E per la cronaca, ci sei cascato!
"
"Anche tu!" scherzò John anche se effettivamente, Karkat solo un attimo fa era seriamente proiettato nel vuoto, quindi cascato giù dal cielo, il che, pericolosuccio.
"Sai,John, c'è sempre da ricredersi su di te. Sei il tipico coglione che nei momenti richiesti tira fuori le palle!" e John poteva benissimo vedere da sé che non fosse una menzogna: sul viso di lui aleggiavano beate due nubi rosee colme d'imbarazzo, che solamente dopo un po svanirono.
"Lo... prenderò per un complimento, Karkat, ti ringrazio!" Rischiava di fare la figura di uomo imbarazzato anche lui, sentiva già il magone agli occhi ed era, tra tutte le magie che lui conoscesse, la più ammaliante. Un Karkat è, in fin dei conti, una creatura magica.
Non indugiarono di più nel raggiungere il luogo da John addocchiato partendo dalla risaia.
Il cancerino venne adagiato su quello che una volta doveva essere il possente tronco di un albero imponente, ora spezzato del tutto, con una tale cura paragonabile a quella impiegata per posizionare invece uno Swarovski su di un ripiano.
Qualcosa prese il sopravvento nella mente dell'umano, si era ora messo ad osservare quanto di vivo c'era accanto a lui, rendendosi conto che, nonostante si udissero il suono dei grilli, i cip dei passerotti, le strimpellate delle ali di qualche insetto volante, ai suoi occhi nulla, nessun tesoro, nessuna bellezza della natura sarebbe valsa come Karkat. Il tutto, la visuale, in un qualche strano modo lo esaltava.
Ripercorreva più volte con gli occhi questo tratto, dal basso verso l'altro: le nere scarpe con la bianca suola erano, senza esercitare forza, adagiate sul letto di foglie sotto la chioma dell'acero alle loro spalle, più in sù le esili gambe, paragonabili a quelle di un fenicottero, tanto fragili d'apparenza ma evidentemente con una loro forza da permettergli di reggersi, decisamente troppo larga invece, la maglietta, che comunicava al mondo a quale segno zodiacale appartenesse e, infine c'era il volto, quel volto.
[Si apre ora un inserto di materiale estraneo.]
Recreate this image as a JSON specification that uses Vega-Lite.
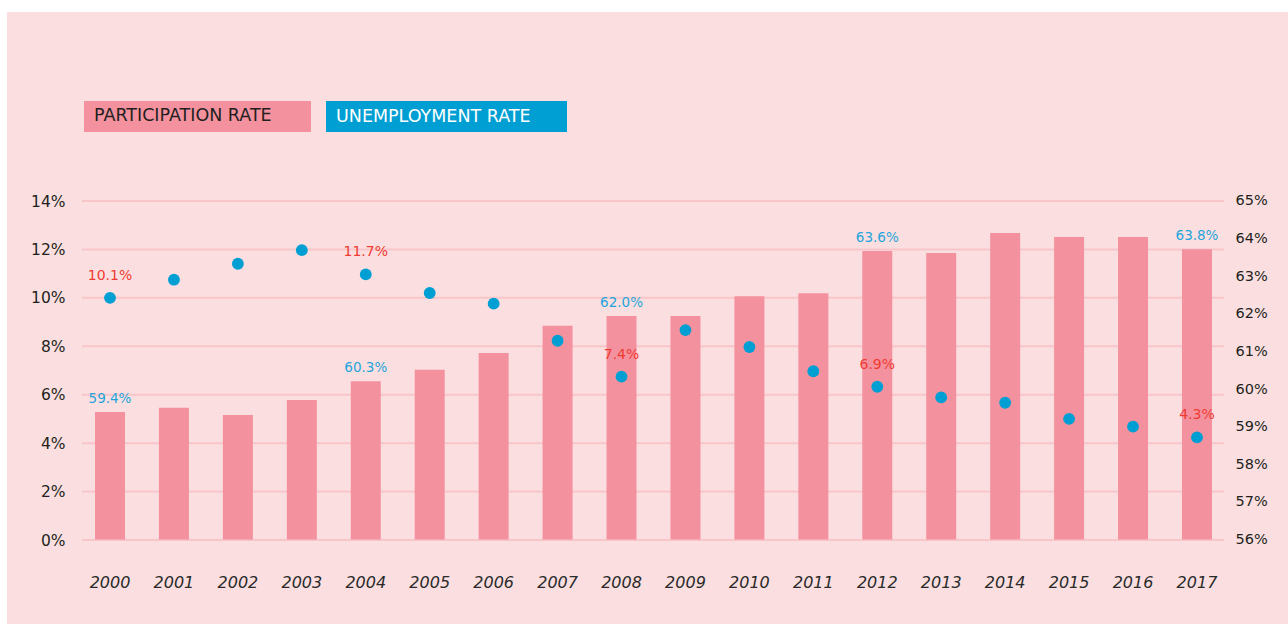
{
  "$schema": "https://vega.github.io/schema/vega-lite/v6.json",
  "width": 1281,
  "height": 612,
  "autosize": {"type": "none"},
  "padding": {"left": 7, "top": 12, "right": 0, "bottom": 0},
  "background": "#ffffff",
  "data": {
    "values": [
      {"year": "2000", "part": 59.39, "unemp": 10.0, "plabel": "59.4%", "ulabel": "10.1%"},
      {"year": "2001", "part": 59.5, "unemp": 10.75},
      {"year": "2002", "part": 59.31, "unemp": 11.41},
      {"year": "2003", "part": 59.71, "unemp": 11.97},
      {"year": "2004", "part": 60.21, "unemp": 10.97, "plabel": "60.3%", "ulabel": "11.7%"},
      {"year": "2005", "part": 60.51, "unemp": 10.2},
      {"year": "2006", "part": 60.96, "unemp": 9.76},
      {"year": "2007", "part": 61.68, "unemp": 8.23},
      {"year": "2008", "part": 61.94, "unemp": 6.75, "plabel": "62.0%", "ulabel": "7.4%"},
      {"year": "2009", "part": 61.94, "unemp": 8.67},
      {"year": "2010", "part": 62.47, "unemp": 7.97},
      {"year": "2011", "part": 62.55, "unemp": 6.97},
      {"year": "2012", "part": 63.67, "unemp": 6.33, "plabel": "63.6%", "ulabel": "6.9%"},
      {"year": "2013", "part": 63.62, "unemp": 5.89},
      {"year": "2014", "part": 64.15, "unemp": 5.67},
      {"year": "2015", "part": 64.04, "unemp": 5.0},
      {"year": "2016", "part": 64.04, "unemp": 4.68},
      {"year": "2017", "part": 63.72, "unemp": 4.24, "plabel": "63.8%", "ulabel": "4.3%"}
    ]
  },
  "layer": [
    {
      "data": {"values": [{"v": 0}, {"v": 2}, {"v": 4}, {"v": 6}, {"v": 8}, {"v": 10}, {"v": 12}, {"v": 14}]},
      "mark": {"type": "rule", "color": "#f8c5c9", "strokeWidth": 2, "xOffset": -28, "x2Offset": 27},
      "encoding": {
        "x": {"datum": "2000", "type": "ordinal", "title": null},
        "x2": {"datum": "2017"},
        "y": {
          "field": "v",
          "type": "quantitative",
          "scale": {"domain": [-3.469, 21.806], "nice": false, "zero": false},
          "axis": {
            "orient": "left",
            "values": [0, 2, 4, 6, 8, 10, 12, 14],
            "labelExpr": "datum.value + '%'",
            "offset": -58,
            "labelPadding": 0,
            "ticks": false,
            "tickSize": 0,
            "domain": false,
            "grid": false,
            "title": null,
            "labelFontSize": 15.5,
            "labelColor": "#231f20",
            "labelAlign": "right",
            "labelBaseline": "middle"
          }
        }
      }
    },
    {
      "layer": [
        {
          "mark": {"type": "bar", "opacity": 1},
          "encoding": {
            "x": {
              "field": "year",
              "type": "ordinal",
              "title": null,
              "scale": {"type": "band", "paddingInner": 0.5308, "paddingOuter": 0.5, "align": 0.5, "round": false, "range": [56.03, 1236.95]}
            },
            "y": {
              "field": "part",
              "type": "quantitative",
              "scale": {"domain": [53.753, 70.025], "nice": false, "zero": false},
              "axis": {
                "orient": "right",
                "values": [56, 57, 58, 59, 60, 61, 62, 63, 64, 65],
                "labelExpr": "datum.value + '%'",
                "offset": -53,
                "labelPadding": 0,
                "ticks": false,
                "tickSize": 0,
                "domain": false,
                "grid": false,
                "title": null,
                "labelFontSize": 14.5,
                "labelColor": "#231f20",
                "labelAlign": "left",
                "labelBaseline": "middle"
              }
            },
            "y2": {"datum": 56},
            "color": {
              "datum": "PARTICIPATION RATE",
              "type": "nominal",
              "scale": {"domain": ["PARTICIPATION RATE", "UNEMPLOYMENT RATE"], "range": ["#f4919e", "#009fd3"]},
              "legend": {
                "orient": "none",
                "legendX": 77,
                "legendY": -9.5,
                "direction": "horizontal",
                "title": null,
                "symbolType": "M-1,-0.1325H1V0.1325H-1Z",
                "symbolSize": 54756,
                "symbolStrokeWidth": 0,
                "symbolOpacity": 1,
                "labelOffset": -217,
                "labelFontSize": 17.5,
                "labelColor": "#231f20",
                "labelLimit": 400,
                "columnPadding": 15,
                "padding": 0,
                "encode": {
                  "symbols": {
                    "update": {
                      "size": {"signal": "datum.label === 'UNEMPLOYMENT RATE' ? 58081 : 51529"},
                      "shape": {"signal": "datum.label === 'UNEMPLOYMENT RATE' ? 'M-1,-0.1286H1V0.1286H-1Z' : 'M-1,-0.1366H1V0.1366H-1Z'"},
                      "x": {"signal": "datum.label === 'UNEMPLOYMENT RATE' ? 120.5 : 113.5"}
                    }
                  },
                  "labels": {"update": {"fill": {"signal": "datum.label === 'UNEMPLOYMENT RATE' ? '#ffffff' : '#231f20'"}}}
                }
              }
            }
          }
        },
        {
          "transform": [{"filter": "datum.plabel != null"}],
          "mark": {"type": "text", "baseline": "alphabetic", "dy": -9, "fontSize": 13.5, "color": "#1fa5db"},
          "encoding": {
            "x": {"field": "year", "type": "ordinal", "title": null},
            "y": {"field": "part", "type": "quantitative"},
            "text": {"field": "plabel"}
          }
        }
      ]
    },
    {
      "layer": [
        {
          "mark": {"type": "circle", "size": 140, "opacity": 1},
          "encoding": {
            "x": {"field": "year", "type": "ordinal", "title": null},
            "y": {
              "field": "unemp",
              "type": "quantitative",
              "scale": {"domain": [-3.469, 21.806], "nice": false, "zero": false},
              "axis": null
            },
            "color": {"datum": "UNEMPLOYMENT RATE", "type": "nominal"}
          }
        },
        {
          "transform": [{"filter": "datum.ulabel != null"}],
          "mark": {"type": "text", "baseline": "middle", "dy": -22, "fontSize": 14, "color": "#ef3b32"},
          "encoding": {
            "x": {"field": "year", "type": "ordinal", "title": null},
            "y": {"field": "unemp", "type": "quantitative"},
            "text": {"field": "ulabel"}
          }
        }
      ]
    }
  ],
  "resolve": {"scale": {"y": "independent"}},
  "config": {
    "font": "DejaVu Sans",
    "view": {"fill": "#fbdfe0", "stroke": null},
    "axisX": {
      "offset": -42,
      "labelPadding": 0,
      "ticks": false,
      "tickSize": 0,
      "domain": false,
      "grid": false,
      "labelAngle": 0,
      "labelBaseline": "middle",
      "labelFontStyle": "italic",
      "labelFontSize": 16,
      "labelColor": "#2a2a2a"
    }
  }
}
I capelli neri sbarazzini, quasi fosse o appena sveglio o appena fulminato, labbra che per lui erano le più desiderabili al mondo, soprattutto quelle rare volte i cui angoli erano rivolti verso l'alto e sorrideva; quel naso, forse un po schiacciato, ma anch'esso sprizzava tenerezza da tutte le narici, e quegli occhi infine...
Gli occhi di Karkat, pensava John, gli ricordavano quelli di un simpatico lemure del Madagascar, oppure quelli di un drogato.
E nel complesso, pensava che fin dall'inizio non gli fosse mai importato del fatto che lui era un umano e il suo amato un troll, al contrario, quest'ultimo sembrava averci più volte riflettuto ma mai fatto un dramma. 
John credeva che se Karkat fosse stato un umano, i giochi sarebbero stati già dall'inizio molto più facili; credeva anche che, nel caso fosse invece stato un peluche, avrebbe dormito tutte le notti accoccolato al suo fianco, ancora, se fosse stato un veleno, si sarebbe avvelenato, ma di fatto, voleva essergli accanto. Karkat era in ogni caso un troll, e John gli dava il suo amore.
Un John umano sempre più stuzzicato si chinò su di un Karkat troll innanzitutto per schioccargli un bacio sulla fronte, poi sul setto nasale, successivamente per incomiciare ciò che si era sempre proibito e mai azzardato a fare, prendendo il ritmo grazie al venticello che da quando si erano sistemati in quel posticino non li aveva abbandonati; e tutto il cumulo di foglie raggruppate sotto la veglia della pianta venne dissolto e ogni foglia persa nell'aria: in parte colpa del vento che tirava, in parte colpa dei due.